OTTAWA — Organizers of the first 4-20 “Weed Day” demonstration on Parliament Hill since Canada legalized recreational marijuana are learning a tough lesson — new freedoms bring great bureaucracy.
Shawn Mac, a program director for 4-20 Ottawa, says his group is encountering more red tape Saturday than on past April 20 protests.
Organizers can’t use the steps to the now-closed Centre Block, which means spectators will need a front row position on the lawn to see or hear — something Mac calls a “huge letdown.”
“Hearing is already a problem so not being able to see is a crushing blow,” he said in an interview Saturday.
Organizers have also been told to limit musical performers to just two, Mac said, adding that isn’t in the rules of how to hold a public event on the Hill.
New limits on auto access also meant organizers had to haul equipment and material by hand up to the lawn from Wellington Street, he added.
Mac and his fellow organizers were hoping to attract thousands of pro-pot protesters to the Hill on a blustery, rainy holiday weekend.
“It’s frustrating because legalization was supposed to … make things easier and not more complicated,” he said.
Lingering post-legalization concerns are sustaining a sense of protest among 4-20 event organizers across the country.

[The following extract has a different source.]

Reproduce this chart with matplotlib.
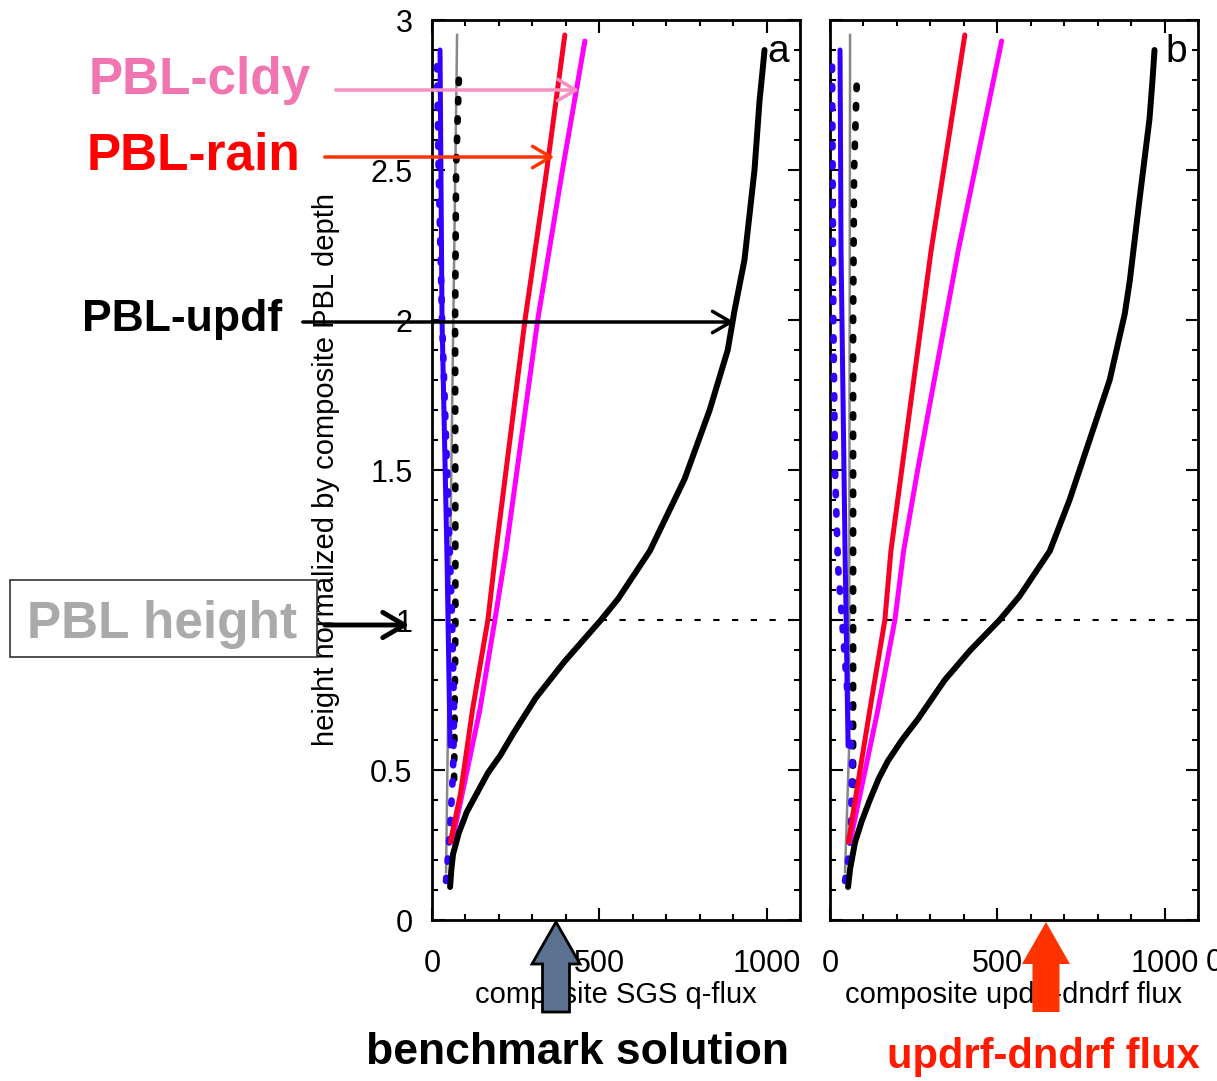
import numpy as np
import matplotlib
matplotlib.use('Agg')
import matplotlib.pyplot as plt
from matplotlib.patches import FancyArrowPatch, Polygon, Rectangle
from matplotlib.ticker import MultipleLocator

plt.rcParams['font.family'] = ['Liberation Sans', 'DejaVu Sans']

# ---- panel a : composite SGS q-flux ----
a_black_y = [0.11, 0.17, 0.22, 0.29, 0.36, 0.42, 0.49, 0.55, 0.62, 0.74, 0.86, 1.0, 1.07, 1.23, 1.47, 1.7, 1.9, 2.03, 2.2, 2.5, 2.73, 2.83, 2.9]
a_black_x = [54, 58, 63, 80, 104, 133, 167, 205, 242, 310, 395, 505, 556, 651, 755, 830, 884, 904, 934, 964, 979, 988, 994]
a_red_y = [0.26, 0.42, 0.7, 1.0, 1.23, 2.0, 2.5, 2.95]
a_red_x = [55, 85, 121, 167, 191, 278, 343, 397]
a_mag_y = [0.26, 0.7, 1.0, 1.23, 2.0, 2.5, 2.93]
a_mag_x = [60, 143, 188, 221, 316, 390, 457]
a_blue_y = [0.58, 1.2, 2.0, 2.9]
a_blue_x = [54, 45, 30, 24]
a_bluedot_y = [0.13, 0.3, 0.5, 0.7, 1.0, 1.5, 2.0, 2.5, 2.87]
a_bluedot_x = [42, 54, 63, 66, 60, 45, 30, 20, 15]
a_blkdot_y = [0.47, 1.0, 2.0, 2.5, 2.83]
a_blkdot_x = [66, 70, 69, 72, 81]
a_gray_y = [0.16, 2.95]
a_gray_x = [42, 75]

# ---- panel b : composite updrf-dndrf flux ----
b_black_y = [0.11, 0.17, 0.26, 0.33, 0.4, 0.47, 0.53, 0.6, 0.67, 0.8, 0.9, 1.0, 1.08, 1.23, 1.4, 1.6, 1.8, 2.02, 2.13, 2.4, 2.67, 2.8, 2.9]
b_black_x = [54, 60, 75, 95, 119, 145, 173, 215, 263, 343, 420, 507, 567, 657, 716, 776, 836, 881, 896, 925, 955, 964, 970]
b_red_y = [0.26, 0.7, 1.0, 1.23, 2.23, 2.95]
b_red_x = [55, 119, 164, 182, 302, 403]
b_mag_y = [0.26, 0.7, 1.0, 1.23, 1.5, 2.23, 2.93]
b_mag_x = [60, 143, 194, 220, 262, 383, 513]
b_blue_y = [0.58, 1.23, 2.23, 2.9]
b_blue_x = [54, 45, 33, 30]
b_bluedot_y = [0.13, 0.22, 0.3, 0.53, 0.73, 1.0, 1.18, 1.5, 2.0, 2.87]
b_bluedot_x = [45, 57, 63, 66, 54, 36, 24, 15, 10, 6]
b_blkdot_y = [0.45, 1.0, 2.0, 2.5, 2.83]
b_blkdot_x = [69, 69, 69, 72, 81]
b_gray_y = [0.16, 0.57, 2.95]
b_gray_x = [45, 57, 60]

xticks = [0, 500, 1000]
yticks = [0, 0.5, 1, 1.5, 2, 2.5, 3]
yticklabels = ['0', '0.5', '1', '1.5', '2', '2.5', '3']

W, H = 1217, 1081
fig = plt.figure(figsize=(W / 100, H / 100), dpi=100)


def fp(x, y):
    # image pixel -> figure fraction
    return (x / W, 1 - y / H)


dots = (0, (0.5, 2.4))


def panel(ax, d, letter, xlabel):
    (bx, by, rx, ry, mx, my, ux, uy, udx, udy, kdx, kdy, gx, gy) = d
    ax.plot(gx, gy, color='#888888', lw=1.8, zorder=2)
    ax.plot(kdx, kdy, color='black', lw=4.8, ls=dots, dash_capstyle='round', zorder=3)
    ax.plot(udx, udy, color='#3300ff', lw=4.8, ls=dots, dash_capstyle='round', zorder=3)
    ax.plot(ux, uy, color='#3300ff', lw=3.6, solid_capstyle='round', zorder=4)
    ax.plot(mx, my, color='#ff00ff', lw=3.6, solid_capstyle='round', zorder=4)
    ax.plot(rx, ry, color='#f80025', lw=3.6, solid_capstyle='round', zorder=4)
    ax.plot(bx, by, color='black', lw=4.3, solid_capstyle='round', solid_joinstyle='round', zorder=5)
    ax.axhline(1.0, color='black', lw=1.5, ls=(0, (3, 6)), zorder=1)
    ax.set_xlim(0, 1100)
    ax.set_ylim(0, 3)
    ax.set_xticks(xticks)
    ax.xaxis.set_minor_locator(MultipleLocator(100))
    ax.yaxis.set_minor_locator(MultipleLocator(0.1))
    ax.tick_params(which='both', direction='in', top=True, right=True, labelsize=22)
    ax.tick_params(axis='x', pad=21)
    ax.tick_params(axis='y', pad=14)
    ax.tick_params(which='major', length=9, width=1.5)
    ax.tick_params(which='minor', length=4.5, width=1.5)
    for s in ax.spines.values():
        s.set_linewidth(2)
    ax.set_xlabel(xlabel, fontsize=21, labelpad=1)
    ax.text(0.94, 0.965, letter, transform=ax.transAxes, fontsize=28, ha='center', va='center')


axa = fig.add_axes([432 / W, 1 - 920 / H, 368 / W, 900 / H])
axb = fig.add_axes([830 / W, 1 - 920 / H, 368 / W, 900 / H])

panel(axa, (a_black_x, a_black_y, a_red_x, a_red_y, a_mag_x, a_mag_y, a_blue_x, a_blue_y,
            a_bluedot_x, a_bluedot_y, a_blkdot_x, a_blkdot_y, a_gray_x, a_gray_y),
      'a', 'composite SGS q-flux')
panel(axb, (b_black_x, b_black_y, b_red_x, b_red_y, b_mag_x, b_mag_y, b_blue_x, b_blue_y,
            b_bluedot_x, b_bluedot_y, b_blkdot_x, b_blkdot_y, b_gray_x, b_gray_y),
      'b', 'composite updrf-dndrf flux')

axa.set_yticks(yticks)
axa.set_yticklabels(yticklabels)
axb.set_yticks(yticks)
axb.set_yticklabels([])
axa.set_ylabel('height normalized by composite PBL depth', fontsize=21)
axa.yaxis.set_label_coords((340 - 432) / 368, 0.5)

# clipped tick label at right edge
fig.text(*fp(1206, 963), '0', fontsize=22, ha='left', va='center')

# ---- annotations ----
bold = dict(fontweight='bold', ha='left', va='baseline')
fig.text(*fp(89, 94), 'PBL-cldy', color='#f075b0', fontsize=37, **bold)
fig.text(*fp(87, 170), 'PBL-rain', color='#ff0000', fontsize=37, **bold)
fig.text(*fp(82, 331), 'PBL-updf', color='black', fontsize=32, **bold)
fig.text(*fp(27, 638), 'PBL height', color='#aaaaaa', fontsize=37, **bold)
fig.add_artist(Rectangle(fp(10, 657), 307 / W, 77 / H, transform=fig.transFigure,
                         fill=False, edgecolor='#333333', lw=1.2))


def arrow(x0, x1, y, color, lw, ms=22):
    fig.add_artist(FancyArrowPatch(fp(x0, y), fp(x1, y), transform=fig.transFigure,
                                   arrowstyle='->,head_length=0.6,head_width=0.35',
                                   mutation_scale=ms, color=color, lw=lw))


arrow(333, 582, 90, '#f590c0', 2.5)
arrow(322, 557, 157, '#ff3300', 2.5)
arrow(300, 737, 322, 'black', 2.5)
arrow(322, 412, 625, 'black', 3.5, ms=26)


def block_arrow(xc, color, edge):
    pts = [fp(xc - 13.5, 1012), fp(xc + 13.5, 1012), fp(xc + 13.5, 964), fp(xc + 24, 964),
           fp(xc, 922), fp(xc - 24, 964), fp(xc - 13.5, 964)]
    fig.add_artist(Polygon(pts, closed=True, transform=fig.transFigure,
                           facecolor=color, edgecolor=edge, lw=2, zorder=10))


block_arrow(556, '#5b7190', 'black')
block_arrow(1046, '#ff3300', 'none')

fig.text(*fp(578, 1064), 'benchmark solution', fontsize=32, fontweight='bold',
         ha='center', va='baseline', color='black')
fig.text(*fp(1043, 1068), 'updrf-dndrf flux', fontsize=30, fontweight='bold',
         ha='center', va='baseline', color='#ff1a00')

fig.savefig('out.png', dpi=100)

They include concerns over the government’s decision to tax medicinal marijuana, slow progress on legislation to expedite pardons for people previously convicted of simple pot possession, and the fact that provincial and municipal governments are grappling with retail sales and land use laws for growing pot.
The federal government also has yet to legalize edible marijuana products and has six more months to set rules to do so.
“Everything about legalization has made things harder, which is the opposite of what is was supposed to be,” said Mac.
Others were more upbeat and saw Saturday’s event as an inspiration to the world.
“Again the world is watching, and I’m very proud of Canada today and Canadians,” said Kelly Coulter, a cannabis policy adviser based in British Columbia.
She said Canada is helping change global attitudes and policies as the first G7 nation to legalize pot, and she expected people from Germany and Britain to take part in Saturday’s festivities on the Hill.